— А вы — молодой болван! — ответил Устименко.
— Послушайте! — взревел Шервуд.
— У вас вопрос? — спросил Ганичев.
Володя молчал.
Еще в первой четверти миновало то время, когда он задавал вопросы, на которые не все педагоги могли ответить. Но отвечать самому на вопросы учителей так, как бы они того хотели, он не мог из-за своей врожденной грубой честности. И поэтому вызов Володи к доске всегда был спектаклем для класса. Разумеется, он знал меньше, чем педагог; конечно, его знания были более поверхностными, чем знания учителя, но он всегда знал шире и часто говорил то, чего не только не было в учебнике, но о чем не знал и преподаватель. И не раз случалось, что Володя своими ответами пробуждал мысль десятого «Б» класса, и школьники счастливо замирали, слушая словесный поединок Адама и Володи.
— Это чистейший идеализм, мистика, поповщина! — кричал Адам.
— Марксистам надлежит разобраться в факте, уже вышедшем из стадии эксперимента, а не просто ругать самый факт! — твердо и спокойно отвечал Устименко. — Я вам привел факт, а вы ругаетесь.

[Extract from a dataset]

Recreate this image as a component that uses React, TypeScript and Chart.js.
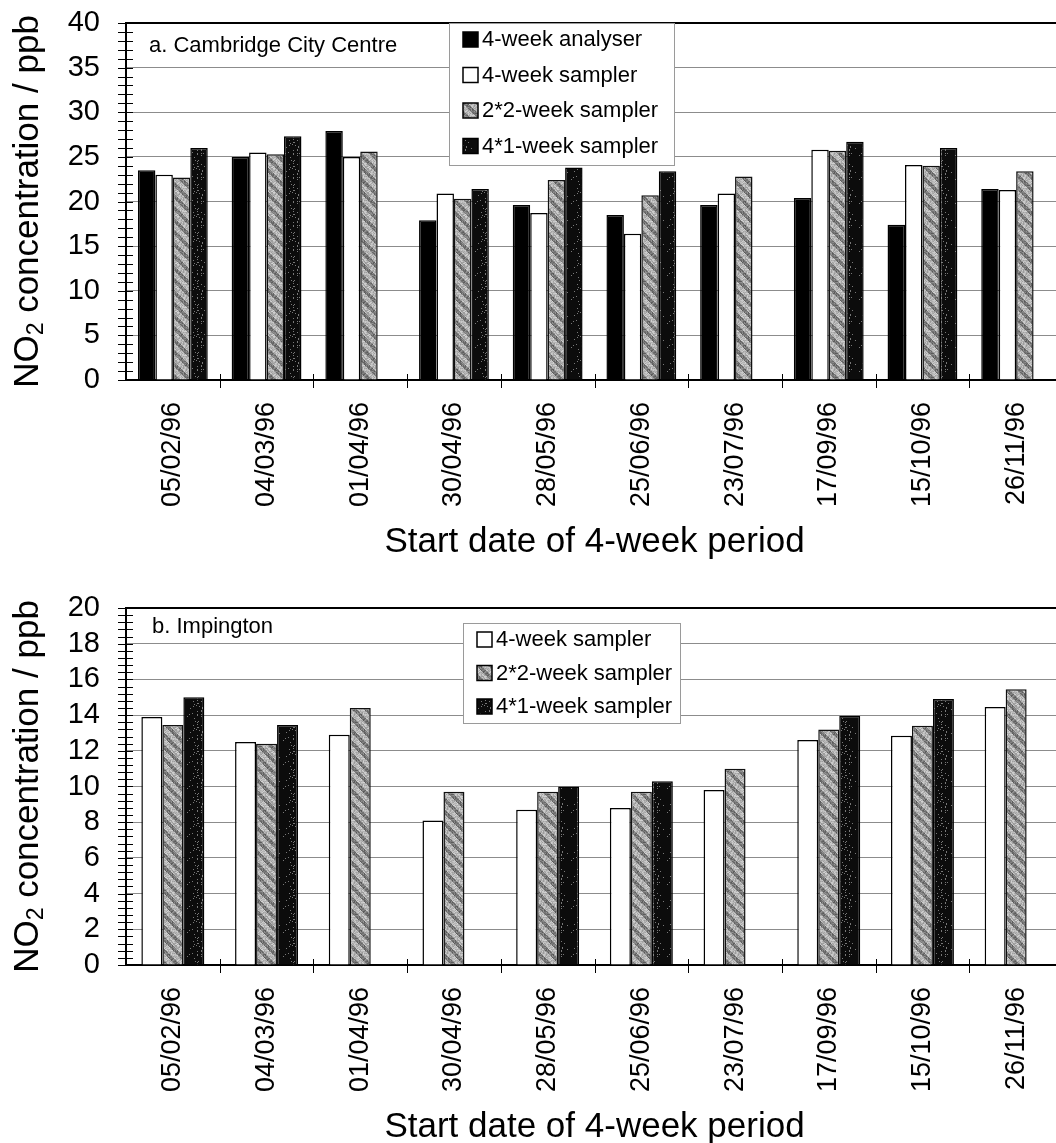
import React, { useEffect, useRef } from 'react';
import { Chart, registerables } from 'chart.js';

Chart.register(...registerables);

const categories = ['05/02/96', '04/03/96', '01/04/96', '30/04/96', '28/05/96', '25/06/96', '23/07/96', '17/09/96', '15/10/96', '26/11/96'];

// a. Cambridge City Centre (ppb)
const cambridgeAnalyser = [23.5, 25.0, 27.9, 17.9, 19.6, 18.5, 19.6, 20.4, 17.4, 21.4];
const cambridgeSampler4 = [23.0, 25.5, 25.0, 20.9, 18.7, 16.4, 20.9, 25.8, 24.1, 21.3];
const cambridgeSampler2x2 = [22.7, 25.3, 25.6, 20.3, 22.4, 20.7, 22.8, 25.7, 24.0, 23.4];
const cambridgeSampler4x1 = [26.0, 27.3, null, 21.4, 23.8, 23.4, null, 26.7, 26.0, null];

// b. Impington (ppb)
const impingtonSampler4 = [13.9, 12.5, 12.9, 8.1, 8.7, 8.8, 9.8, 12.6, 12.85, 14.45];
const impingtonSampler2x2 = [13.45, 12.4, 14.4, 9.7, 9.7, 9.7, 11.0, 13.2, 13.4, 15.45];
const impingtonSampler4x1 = [15.0, 13.45, null, null, 10.0, 10.3, null, 13.97, 14.9, null];

const topTicks = { min: 0, max: 40, step: 5, minor: 1 };
const bottomTicks = { min: 0, max: 20, step: 2, minor: 0.4 };

const FONT = '"Liberation Sans", Arial, Helvetica, sans-serif';

function seeded(seed: number) {
  let s = seed >>> 0;
  return () => {
    s = (Math.imul(s, 1664525) + 1013904223) >>> 0;
    return s / 4294967296;
  };
}

function makePattern(kind: 'stripe' | 'speckle'): CanvasPattern | string {
  const size = 24;
  const c = document.createElement('canvas');
  c.width = size;
  c.height = size;
  const ctx = c.getContext('2d');
  if (!ctx) return kind === 'stripe' ? '#aaa' : '#111';
  const img = ctx.createImageData(size, size);
  const rnd = seeded(kind === 'stripe' ? 7 : 13);
  for (let y = 0; y < size; y++) {
    for (let x = 0; x < size; x++) {
      let v: number;
      if (kind === 'stripe') {
        const d = (((x - y) % 12) + 12) % 12;
        v = d < 5 ? 118 : 182;
        v += (rnd() - 0.5) * 60;
      } else {
        v = rnd() < 0.05 ? 120 : 12;
      }
      v = Math.max(0, Math.min(255, v));
      const i = (y * size + x) * 4;
      img.data[i] = v;
      img.data[i + 1] = v;
      img.data[i + 2] = v;
      img.data[i + 3] = 255;
    }
  }
  ctx.putImageData(img, 0, 0);
  return ctx.createPattern(c, 'repeat') || '#999';
}

const decorPlugin = {
  id: 'decor',
  afterDraw(chart: any, _args: any, opts: any) {
    const { ctx, chartArea } = chart;
    const ys = chart.scales.y;
    const xs = chart.scales.x;
    ctx.save();
    // minor y ticks crossing axis
    ctx.strokeStyle = '#000';
    ctx.lineWidth = 1;
    for (let v = ys.min; v <= ys.max + 1e-9; v += opts.minorStep) {
      const py = Math.round(ys.getPixelForValue(v)) + 0.5;
      ctx.beginPath();
      ctx.moveTo(chartArea.left - 8, py);
      ctx.lineTo(chartArea.left + 7, py);
      ctx.stroke();
    }
    // x ticks at category boundaries
    const n = chart.data.labels.length;
    for (let i = 1; i <= n; i++) {
      const px = Math.round(xs.getPixelForValue(i - 0.5)) + 0.5;
      ctx.beginPath();
      ctx.moveTo(px, chartArea.bottom - 6);
      ctx.lineTo(px, chartArea.bottom + 8);
      ctx.stroke();
    }
    // panel label
    ctx.fillStyle = '#000';
    ctx.font = `22px ${FONT}`;
    ctx.textAlign = 'left';
    ctx.textBaseline = 'alphabetic';
    ctx.fillText(opts.panelLabel, opts.panelX, opts.panelY);

    // legend box
    const lg = opts.legend;
    ctx.fillStyle = '#fff';
    ctx.fillRect(lg.x, lg.y, lg.w, lg.h);
    ctx.strokeStyle = '#9a9a9a';
    ctx.lineWidth = 1;
    ctx.strokeRect(lg.x + 0.5, lg.y + 0.5, lg.w, lg.h);
    ctx.font = `22px ${FONT}`;
    ctx.textBaseline = 'middle';
    chart.data.datasets.forEach((ds: any, i: number) => {
      const cy = lg.row0 + i * lg.gap;
      const sx = lg.x + 14;
      ctx.fillStyle = ds.backgroundColor;
      ctx.fillRect(sx, cy - 8, 15, 15);
      ctx.strokeStyle = '#000';
      ctx.lineWidth = 1.5;
      ctx.strokeRect(sx, cy - 8, 15, 15);
      ctx.fillStyle = '#000';
      ctx.fillText(ds.label, sx + 19, cy);
    });

    // y title with subscript
    const midY = (chartArea.top + chartArea.bottom) / 2;
    ctx.save();
    ctx.translate(opts.yTitleX, midY);
    ctx.rotate(-Math.PI / 2);
    ctx.textBaseline = 'alphabetic';
    ctx.fillStyle = '#000';
    const big = `35px ${FONT}`;
    const small = `23px ${FONT}`;
    ctx.font = big;
    const w1 = ctx.measureText('NO').width;
    const w3 = ctx.measureText(' concentration / ppb').width;
    ctx.font = small;
    const w2 = ctx.measureText('2').width;
    let sx = -(w1 + w2 + w3) / 2;
    ctx.font = big;
    ctx.fillText('NO', sx, 0);
    sx += w1;
    ctx.font = small;
    ctx.fillText('2', sx, 5);
    sx += w2;
    ctx.font = big;
    ctx.fillText(' concentration / ppb', sx, 0);
    ctx.restore();

    // x title
    ctx.font = `35px ${FONT}`;
    ctx.textAlign = 'center';
    ctx.textBaseline = 'alphabetic';
    ctx.fillStyle = '#000';
    ctx.fillText('Start date of 4-week period', (chartArea.left + chartArea.right) / 2, opts.xTitleY);
    ctx.restore();
  },
};

const CANVAS_W = 1070;
const PLOT_LEFT = 126;
const PLOT_RIGHT = 1063;
const PLOT_TOP = 23;
const PLOT_BOTTOM = 380;

function buildConfig(datasets: any[], ticks: any, catPct: number, height: number, decor: any) {
  return {
    type: 'bar',
    data: { labels: categories, datasets },
    plugins: [decorPlugin],
    options: {
      animation: false,
      responsive: false,
      events: [],
      layout: { padding: { top: PLOT_TOP, left: 0, right: CANVAS_W - PLOT_RIGHT, bottom: 0 } },
      datasets: { bar: { categoryPercentage: catPct, barPercentage: 1.0 } },
      plugins: {
        legend: { display: false },
        tooltip: { enabled: false },
        title: { display: false },
        decor,
      },
      scales: {
        x: {
          offset: true,
          grid: { display: false, drawTicks: false },
          border: { display: true, color: '#000', width: 2 },
          ticks: {
            autoSkip: false,
            minRotation: 90,
            maxRotation: 90,
            padding: 22,
            color: '#000',
            font: { family: FONT, size: 27 },
          },
          afterFit: (s: any) => {
            s.height = height - PLOT_BOTTOM;
            s.paddingLeft = 0;
            s.paddingRight = 0;
            s.paddingTop = 0;
            s.paddingBottom = 0;
          },
        },
        y: {
          min: ticks.min,
          max: ticks.max,
          grid: {
            drawTicks: false,
            color: (c: any) => (c.tick && c.tick.value === ticks.max ? '#000' : c.tick && c.tick.value === ticks.min ? 'rgba(0,0,0,0)' : '#8c8c8c'),
            lineWidth: (c: any) => (c.tick && c.tick.value === ticks.max ? 2 : 1),
          },
          border: { display: true, color: '#000', width: 2 },
          ticks: {
            stepSize: ticks.step,
            autoSkip: false,
            padding: 26,
            color: '#000',
            font: { family: FONT, size: 29 },
          },
          afterFit: (s: any) => {
            s.width = PLOT_LEFT;
            s.paddingTop = 0;
            s.paddingBottom = 0;
            s.paddingLeft = 0;
            s.paddingRight = 0;
          },
        },
      },
    },
  };
}

function ChartCanvas({ make, height }: { make: () => any; height: number }) {
  const ref = useRef<HTMLCanvasElement | null>(null);
  useEffect(() => {
    if (!ref.current) return;
    const chart = new Chart(ref.current, make());
    return () => chart.destroy();
  }, []);
  return <canvas ref={ref} width={CANVAS_W} height={height} style={{ display: 'block', width: CANVAS_W, height }} />;
}

export default function App() {
  const stripe = () => makePattern('stripe');
  const speckle = () => makePattern('speckle');

  const makeTop = () =>
    buildConfig(
      [
        { label: '4-week analyser', data: cambridgeAnalyser, backgroundColor: '#000', borderColor: '#000', borderWidth: 1.5 },
        { label: '4-week sampler', data: cambridgeSampler4, backgroundColor: '#fff', borderColor: '#000', borderWidth: 1.5 },
        { label: '2*2-week sampler', data: cambridgeSampler2x2, backgroundColor: stripe(), borderColor: '#111', borderWidth: 1.5 },
        { label: '4*1-week sampler', data: cambridgeSampler4x1, backgroundColor: speckle(), borderColor: '#000', borderWidth: 1.5 },
      ],
      topTicks,
      0.745,
      585,
      {
        minorStep: topTicks.minor,
        panelLabel: 'a. Cambridge City Centre',
        panelX: 149,
        panelY: 52,
        legend: { x: 449, y: 23, w: 225, h: 142, row0: 40, gap: 35.5 },
        yTitleX: 38,
        xTitleY: 552,
      }
    );

  const makeBottom = () =>
    buildConfig(
      [
        { label: '4-week sampler', data: impingtonSampler4, backgroundColor: '#fff', borderColor: '#000', borderWidth: 1.5 },
        { label: '2*2-week sampler', data: impingtonSampler2x2, backgroundColor: stripe(), borderColor: '#111', borderWidth: 1.5 },
        { label: '4*1-week sampler', data: impingtonSampler4x1, backgroundColor: speckle(), borderColor: '#000', borderWidth: 1.5 },
      ],
      bottomTicks,
      0.672,
      558,
      {
        minorStep: bottomTicks.minor,
        panelLabel: 'b. Impington',
        panelX: 152,
        panelY: 48,
        legend: { x: 463, y: 38, w: 217, h: 100, row0: 55, gap: 33.5 },
        yTitleX: 38,
        xTitleY: 552,
      }
    );

  return (
    <div style={{ position: 'absolute', left: 0, top: 0, width: 1056, height: 1143, overflow: 'hidden', background: '#fff' }}>
      <div style={{ position: 'absolute', left: 0, top: 0 }}>
        <ChartCanvas make={makeTop} height={585} />
      </div>
      <div style={{ position: 'absolute', left: 0, top: 585 }}>
        <ChartCanvas make={makeBottom} height={558} />
      </div>
    </div>
  );
}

И он спокойно шел на свое место, в то время как Адам неверной рукой сначала писал в журнале двойку, а потом переделывал ее на пятерку. При всей своей ограниченности Егор Адамович был честным человеком. А товарищи тайком показывали Володе большой палец и писали друг другу записки с такими словами: «Ну и дал!», «Краса и гордость!», «Интересно, что из него выйдет?» Но Володя ничего этого не замечал, не слышал и не видел. Он уже сидел за своей партой, читая новую книгу о кровообращении, которую получил только до завтрашнего вечера, до занятий институтского кружка. В шестнадцатом веке испанский врач Сервет совсем было разрешил загадку кровообращения, но окончил свою жизнь на костре. О, подлецы!
— Чего ты бормочешь? — спросил Володю сосед по парте Рыжиков.
— А? — удивился Устименко.
И все-таки в институт он попал едва-едва. Выбрав для сочинения «Отцов и детей» Тургенева, он занялся только Базаровым и с присущей ему страстностью и даже одержимостью назвал Базарова «пролагателем новых, еще не изведанных путей в русской науке», а бедного Ивана Сергеевича — «дворянским Обломовым, писавшим единственно в целях утверждения искусства для искусства, а еще более вероятно — в целях препровождения времени, свободного от выслушивания колоратур Виардо». Эта старомодная фраза так понравилась Володе, что он даже подчеркнул ее волнистой чертой, разумеется, совершенно не предполагая, что экзаменаторша именно после этой фразы будет принимать валерьянку с ландышем. Выдержки из Володиного сочинения читались на заседании приемной комиссии, конечно, под общий смех и неодобрительные возгласы. Не смеялся только Ганичев. И так как в институте он пользовался всеобщим уважением, немножко связанным со страхом, все заметили, как он не смеется.